_Dataset extract_:
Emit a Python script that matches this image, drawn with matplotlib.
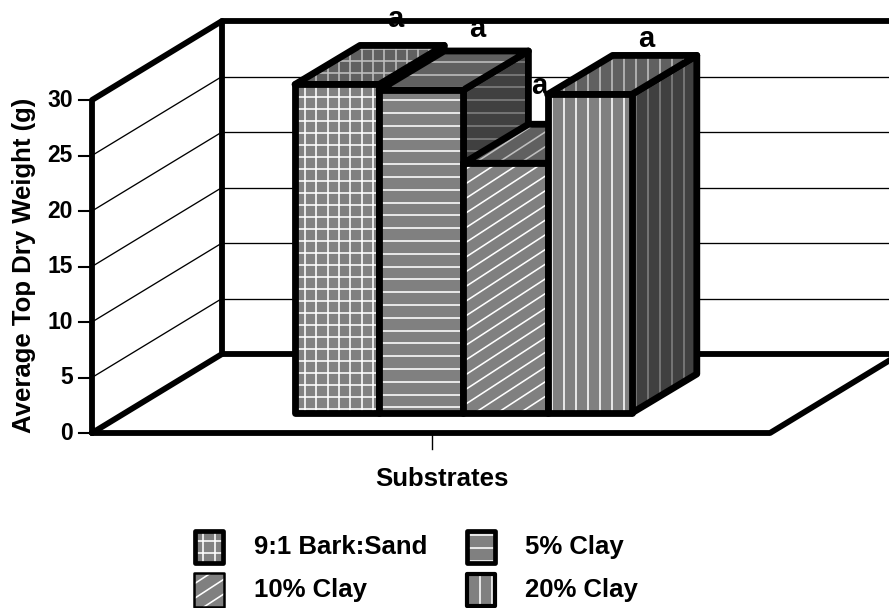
import numpy as np
import matplotlib
matplotlib.use('Agg')
import matplotlib.pyplot as plt
from matplotlib.patches import Polygon

plt.rcParams['font.family'] = ['Liberation Sans', 'DejaVu Sans']
plt.rcParams['font.weight'] = 'bold'

# data
substrates = ['9:1 Bark:Sand', '5% Clay', '10% Clay', '20% Clay']
top_dry_weight = [29.6, 29.1, 22.5, 28.7]
letters = ['a', 'a', 'a', 'a']
letter_height = [36.6, 35.7, 30.5, 34.8]
letter_shift = [58, 56, 34, 57]
patterns = ['grid', 'h', 'd', 'v']
y_ticks = [0, 5, 10, 15, 20, 25, 30]

# layout, x is in pixels, y is in chart units
K = 11.1
Y0 = 433
WALL_DX = 130
WALL_DY = 79 / K
BAR_DX = 65
BAR_DY = 39 / K
BAR_X = 295
BAR_W = 84.2
BAR_BASE = 20 / K
THICK = 4.2
BAR_LW = 4.9

fig = plt.figure(figsize=(8.89, 6.08), dpi=100)
ax = fig.add_axes([0, 0, 1, 1])
ax.set_xlim(0, 889)
ax.set_ylim((Y0 - 608) / K, Y0 / K)
ax.axis('off')

z = [10]


def hatch(poly, kind, color, lw=1.15, phase=0, spacing=None):
    x0, y0 = poly.get_xy().min(axis=0)
    x1, y1 = poly.get_xy().max(axis=0)
    lines = []
    if kind in ('grid', 'h'):
        sp = spacing or (12 if kind == 'grid' else 12.8)
        for y in np.arange(np.floor(y0 * K / sp) * sp + phase, y1 * K + sp, sp):
            lines.append(([x0, x1], [y / K, y / K]))
    if kind in ('grid', 'v'):
        sp = spacing or (11.3 if kind == 'grid' else 12)
        for x in np.arange(np.floor(x0 / sp) * sp + phase, x1 + sp, sp):
            lines.append(([x, x], [y0, y1]))
    if kind == 'd':
        sp = spacing or 22.6
        rise = 0.65
        w = x1 - x0
        h = (y1 - y0) * K
        for x in np.arange(np.floor((x0 - h / rise) / sp) * sp + phase, x1 + sp, sp):
            lines.append(([x, x + (h + w) / rise], [y0, y0 + (h + w) / K]))
    for xs, ys in lines:
        ln, = ax.plot(xs, ys, color=color, lw=lw, zorder=z[0], solid_capstyle='butt')
        ln.set_clip_path(poly)
    z[0] += 1


def face(corners, fill, kind, hatch_color, lw=BAR_LW):
    poly = Polygon(corners, closed=True, facecolor=fill, edgecolor='none', zorder=z[0])
    ax.add_patch(poly)
    z[0] += 1
    hatch(poly, kind, hatch_color)
    outline = Polygon(corners, closed=True, facecolor='none', edgecolor='black',
                      lw=lw, joinstyle='round', zorder=z[0])
    ax.add_patch(outline)
    z[0] += 1


# walls and floor
for t in y_ticks[1:]:
    ax.plot([92, 92 + WALL_DX], [t, t + WALL_DY], color='black', lw=0.95, zorder=2)
    ax.plot([92 + WALL_DX, 889], [t + WALL_DY, t + WALL_DY], color='black', lw=0.95, zorder=2)
for t in y_ticks:
    ax.plot([79, 92], [t, t], color='black', lw=1.5, zorder=2)
    ax.text(73, t, str(t), ha='right', va='center', fontsize=16.5)

wall = dict(color='black', lw=THICK, zorder=3, solid_joinstyle='round', solid_capstyle='round')
ax.plot([92, 92, 92 + WALL_DX, 92 + WALL_DX, 92], [0, 30, 30 + WALL_DY, WALL_DY, 0], **wall)
ax.plot([92 + WALL_DX, 889], [30 + WALL_DY, 30 + WALL_DY], **wall)
ax.plot([92 + WALL_DX, 889], [WALL_DY, WALL_DY], **wall)
ax.plot([92, 770, 770 + WALL_DX], [0, 0, WALL_DY], **wall)
ax.plot([432, 432], [0, -16 / K], color='black', lw=1.0, zorder=2)

# bars, left to right so each one paints over the last
for i, v in enumerate(top_dry_weight):
    l = BAR_X + i * BAR_W
    r = l + BAR_W
    b = BAR_BASE
    t = BAR_BASE + v
    face([(r, b), (r + BAR_DX, b + BAR_DY), (r + BAR_DX, t + BAR_DY), (r, t)],
         '#404040', patterns[i], '#808080')
    face([(l, t), (r, t), (r + BAR_DX, t + BAR_DY), (l + BAR_DX, t + BAR_DY)],
         '#606060', patterns[i], '#c0c0c0')
    face([(l, b), (r, b), (r, t), (l, t)], '#808080', patterns[i], 'white')

for i, s in enumerate(letters):
    ax.text(BAR_X + (i + 0.5) * BAR_W + letter_shift[i], letter_height[i], s,
            ha='center', va='baseline', fontsize=21, zorder=200)

ax.text(24, 15.1, 'Average Top Dry Weight (g)', rotation=90, ha='center', va='center', fontsize=18.5)
ax.text(442, (Y0 - 479) / K, 'Substrates', ha='center', va='center', fontsize=18.5)

# legend
swatch_x = [209, 481, 209, 481]
swatch_y = [547, 547, 590, 590]
text_x = [254, 525, 254, 525]
swatch_lw = [3.4, 3.4, 1.8, 3.0]
for i, name in enumerate(substrates):
    cx = swatch_x[i]
    cy = (Y0 - swatch_y[i]) / K
    hw = 16 - swatch_lw[i] * 0.69
    hh = (18.5 - swatch_lw[i] * 0.69) / K
    face([(cx - hw, cy - hh), (cx + hw, cy - hh), (cx + hw, cy + hh), (cx - hw, cy + hh)],
         '#808080', patterns[i], 'white', lw=swatch_lw[i])
    ax.text(text_x[i], cy, name, ha='left', va='center', fontsize=18.5)

fig.savefig('out.png', dpi=100)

_Task to complete_: Reproduce only the lines from the beginning of the data through the line that contains "from matplotlib.patches import Polygon", both included, and please drop the pictures.

_Answer to this problem_:
Emit a Python script that matches this image, drawn with matplotlib.
import numpy as np
import matplotlib
matplotlib.use('Agg')
import matplotlib.pyplot as plt
from matplotlib.patches import Polygon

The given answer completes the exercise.